Challenge: Exactly as written, write out the lines below from the first to the one containing "const yTicksB = [0.53, 0.54, 0.55, 0.56, 0.57, 0.58];", inclusive. Pictures do not belong in the copy.

Stored data:
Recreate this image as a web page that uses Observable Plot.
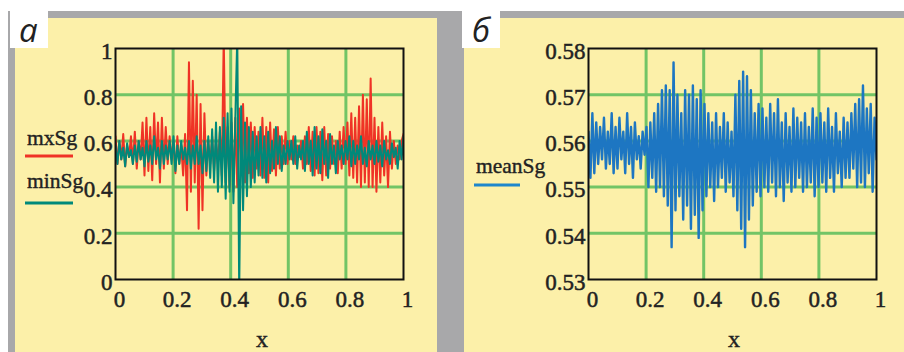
<!DOCTYPE html>
<html><head><meta charset="utf-8">
<script src="https://cdn.jsdelivr.net/npm/d3@7"></script>
<script src="https://cdn.jsdelivr.net/npm/@observablehq/plot@0.6"></script>
<style>
body{margin:0;background:#fff;width:904px;height:352px;position:relative;overflow:hidden;}
.box{position:absolute;}
.plot{position:absolute;top:0;}
#overlay{position:absolute;left:0;top:0;}
.plot svg text{font-family:"Liberation Serif","Times New Roman",serif !important;font-size:23px !important;stroke:#222;stroke-width:0.5px;}
.serif text{stroke:#222;stroke-width:0.4px;}
</style></head><body>
<div class="box" style="left:8px;top:11px;width:444px;height:341px;background:#a8a8aa"></div>
<div class="box" style="left:15px;top:18px;width:422px;height:334px;background:#fcf0a9"></div>
<div class="box" style="left:10px;top:11px;width:38px;height:37px;background:#fff"></div>
<div class="box" style="left:452px;top:11px;width:452px;height:341px;background:#a8a8aa"></div>
<div class="box" style="left:464px;top:18px;width:440px;height:334px;background:#fcf0a9"></div>
<div class="box" style="left:462px;top:11px;width:38px;height:37px;background:#fff"></div>
<div id="left" class="plot" style="left:0"></div>
<div id="right" class="plot" style="left:452px"></div>
<svg id="overlay" width="904" height="352">
  <g font-family="'Open Sans','Noto Sans',sans-serif" font-style="italic" font-size="33" fill="#222">
    <text x="19" y="42">а</text>
    <text x="472" y="42">б</text>
  </g>
  <g class="serif" font-family="'Liberation Serif',serif" font-size="21.5" fill="#222">
    <text x="27" y="145">mxSg</text>
    <text x="27" y="188">minSg</text>
    <text x="476" y="173">meanSg</text>
    <text x="262" y="347" text-anchor="middle" font-size="24">x</text>
    <text x="734" y="347" text-anchor="middle" font-size="24">x</text>
  </g>
  <line x1="25" x2="73" y1="156" y2="156" stroke="#ef3326" stroke-width="3"/>
  <line x1="25" x2="73" y1="203" y2="203" stroke="#00897a" stroke-width="3"/>
  <line x1="474" x2="520" y1="185" y2="185" stroke="#1d86cc" stroke-width="3"/>
</svg>
<script>
const xTicks = [0, 0.2, 0.4, 0.6, 0.8, 1];
const yTicksA = [0, 0.2, 0.4, 0.6, 0.8, 1];
const yTicksB = [0.53, 0.54, 0.55, 0.56, 0.57, 0.58];

const mxSg = [
 0.62,0.5,0.6,0.52,0.63,0.49,0.58,0.53,0.62,0.5,0.64,0.48,0.6,0.52,0.68,
 0.45,0.7,0.47,0.66,0.43,0.72,0.5,0.68,0.42,0.7,0.48,0.66,0.5,0.62,0.52,
 0.6,0.46,0.62,0.5,0.58,0.45,0.63,0.3,0.94,0.38,0.86,0.42,0.8,0.22,0.76,
 0.3,0.72,0.45,0.6,0.5,0.62,0.47,0.6,0.5,0.64,0.45,1.05,0.42,0.66,0.4,
 0.68,0.38,0.7,0.4,0.74,0.45,0.76,0.42,0.7,0.46,0.68,0.44,0.66,0.48,0.64,
 0.45,0.7,0.44,0.66,0.42,0.68,0.47,0.65,0.45,0.66,0.48,0.62,0.5,0.64,0.5,
 0.6,0.52,0.62,0.5,0.58,0.53,0.6,0.48,0.62,0.5,0.66,0.47,0.64,0.45,0.66,
 0.46,0.64,0.43,0.66,0.45,0.63,0.48,0.62,0.5,0.6,0.46,0.64,0.48,0.66,0.5,
 0.68,0.45,0.72,0.44,0.7,0.42,0.75,0.4,0.8,0.42,0.78,0.4,0.87,0.4,0.7,
 0.38,0.66,0.42,0.68,0.45,0.62,0.4,0.64,0.48,0.6,0.5,0.58,0.52,0.6,0.63
];
const minSg = [
 0.58,0.5,0.6,0.52,0.57,0.49,0.59,0.53,0.56,0.5,0.58,0.51,0.6,0.52,0.57,
 0.49,0.6,0.51,0.58,0.5,0.62,0.52,0.57,0.48,0.6,0.5,0.58,0.52,0.6,0.5,
 0.62,0.47,0.58,0.5,0.6,0.52,0.57,0.5,0.6,0.48,0.58,0.5,0.62,0.5,0.58,
 0.46,0.6,0.47,0.62,0.44,0.65,0.42,0.68,0.38,0.66,0.4,0.7,0.35,0.72,0.38,
 0.74,0.33,0.7,1.05,-0.05,0.75,0.3,0.68,0.36,0.66,0.4,0.64,0.42,0.62,0.45,
 0.66,0.44,0.62,0.42,0.64,0.46,0.6,0.48,0.66,0.5,0.62,0.47,0.58,0.5,0.6,
 0.52,0.6,0.5,0.62,0.48,0.58,0.52,0.6,0.47,0.64,0.5,0.6,0.45,0.66,0.48,
 0.62,0.46,0.65,0.5,0.6,0.44,0.63,0.5,0.58,0.46,0.6,0.52,0.58,0.5,0.6,
 0.52,0.62,0.49,0.6,0.5,0.58,0.52,0.62,0.5,0.57,0.49,0.6,0.52,0.58,0.5,
 0.6,0.51,0.58,0.49,0.6,0.52,0.56,0.5,0.59,0.53,0.57,0.48,0.6,0.52,0.62
];
const meanSg = [
 0.562,0.552,0.566,0.553,0.564,0.555,0.563,0.556,0.565,0.554,0.562,0.555,0.566,0.553,0.563,
 0.554,0.565,0.556,0.562,0.553,0.566,0.555,0.563,0.552,0.564,0.556,0.561,0.554,0.562,0.557,
 0.563,0.55,0.564,0.552,0.566,0.549,0.568,0.55,0.571,0.548,0.572,0.546,0.571,0.537,0.577,
 0.545,0.57,0.548,0.566,0.543,0.571,0.546,0.57,0.541,0.572,0.544,0.569,0.539,0.571,0.545,
 0.568,0.548,0.566,0.55,0.564,0.547,0.566,0.55,0.563,0.552,0.566,0.549,0.564,0.551,0.562,
 0.548,0.57,0.545,0.573,0.541,0.575,0.537,0.574,0.543,0.571,0.546,0.566,0.549,0.568,0.548,
 0.567,0.55,0.565,0.549,0.568,0.551,0.566,0.548,0.569,0.55,0.564,0.547,0.566,0.551,0.563,
 0.549,0.567,0.55,0.565,0.552,0.564,0.549,0.566,0.55,0.563,0.551,0.567,0.548,0.565,0.55,
 0.566,0.551,0.564,0.549,0.567,0.552,0.563,0.549,0.566,0.553,0.562,0.55,0.565,0.552,0.564,
 0.552,0.566,0.554,0.568,0.55,0.569,0.551,0.572,0.55,0.567,0.553,0.568,0.549,0.565,0.556
];

const toXY = arr => arr.map((v, i) => ({x: i / (arr.length - 1), y: v}));
const GRID = "#72c466";
const fmt = d => String(d);

function panel({yDomain, yTicks, series, marginLeft, marginRight}) {
  return Plot.plot({
    width: 452, height: 352,
    marginLeft, marginRight, marginTop: 48, marginBottom: 73,
    style: {background: "transparent", overflow: "visible"},
    x: {domain: [0, 1]},
    y: {domain: yDomain},
    marks: [
      Plot.ruleX(xTicks.slice(1, -1), {stroke: GRID, strokeWidth: 3}),
      Plot.ruleY(yTicks.slice(1, -1), {stroke: GRID, strokeWidth: 3}),
      ...series.map(s => Plot.lineY(toXY(s.data), {x: "x", y: "y", stroke: s.color, strokeWidth: s.w, clip: true})),
      Plot.frame({stroke: "#111", strokeWidth: 2}),
      Plot.axisX({ticks: xTicks, tickFormat: fmt, tickSize: 0, tickPadding: 11, dx: 4, label: null, fill: "#222"}),
      Plot.axisY({ticks: yTicks, tickFormat: fmt, tickSize: 0, tickPadding: 3, dy: 3, label: null, fill: "#222"})
    ]
  });
}

document.getElementById("left").append(panel({
  yDomain: [0, 1], yTicks: yTicksA, marginLeft: 115, marginRight: 49,
  series: [{data: mxSg, color: "#ef3326", w: 2}, {data: minSg, color: "#00897a", w: 2}]
}));
document.getElementById("right").append(panel({
  yDomain: [0.53, 0.58], yTicks: yTicksB, marginLeft: 136, marginRight: 28,
  series: [{data: meanSg, color: "#1d76c2", w: 2.4}]
}));
</script>
</body></html>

Reply:
Recreate this image as a web page that uses Observable Plot.
<!DOCTYPE html>
<html><head><meta charset="utf-8">
<script src="https://cdn.jsdelivr.net/npm/d3@7"></script>
<script src="https://cdn.jsdelivr.net/npm/@observablehq/plot@0.6"></script>
<style>
body{margin:0;background:#fff;width:904px;height:352px;position:relative;overflow:hidden;}
.box{position:absolute;}
.plot{position:absolute;top:0;}
#overlay{position:absolute;left:0;top:0;}
.plot svg text{font-family:"Liberation Serif","Times New Roman",serif !important;font-size:23px !important;stroke:#222;stroke-width:0.5px;}
.serif text{stroke:#222;stroke-width:0.4px;}
</style></head><body>
<div class="box" style="left:8px;top:11px;width:444px;height:341px;background:#a8a8aa"></div>
<div class="box" style="left:15px;top:18px;width:422px;height:334px;background:#fcf0a9"></div>
<div class="box" style="left:10px;top:11px;width:38px;height:37px;background:#fff"></div>
<div class="box" style="left:452px;top:11px;width:452px;height:341px;background:#a8a8aa"></div>
<div class="box" style="left:464px;top:18px;width:440px;height:334px;background:#fcf0a9"></div>
<div class="box" style="left:462px;top:11px;width:38px;height:37px;background:#fff"></div>
<div id="left" class="plot" style="left:0"></div>
<div id="right" class="plot" style="left:452px"></div>
<svg id="overlay" width="904" height="352">
  <g font-family="'Open Sans','Noto Sans',sans-serif" font-style="italic" font-size="33" fill="#222">
    <text x="19" y="42">а</text>
    <text x="472" y="42">б</text>
  </g>
  <g class="serif" font-family="'Liberation Serif',serif" font-size="21.5" fill="#222">
    <text x="27" y="145">mxSg</text>
    <text x="27" y="188">minSg</text>
    <text x="476" y="173">meanSg</text>
    <text x="262" y="347" text-anchor="middle" font-size="24">x</text>
    <text x="734" y="347" text-anchor="middle" font-size="24">x</text>
  </g>
  <line x1="25" x2="73" y1="156" y2="156" stroke="#ef3326" stroke-width="3"/>
  <line x1="25" x2="73" y1="203" y2="203" stroke="#00897a" stroke-width="3"/>
  <line x1="474" x2="520" y1="185" y2="185" stroke="#1d86cc" stroke-width="3"/>
</svg>
<script>
const xTicks = [0, 0.2, 0.4, 0.6, 0.8, 1];
const yTicksA = [0, 0.2, 0.4, 0.6, 0.8, 1];
const yTicksB = [0.53, 0.54, 0.55, 0.56, 0.57, 0.58];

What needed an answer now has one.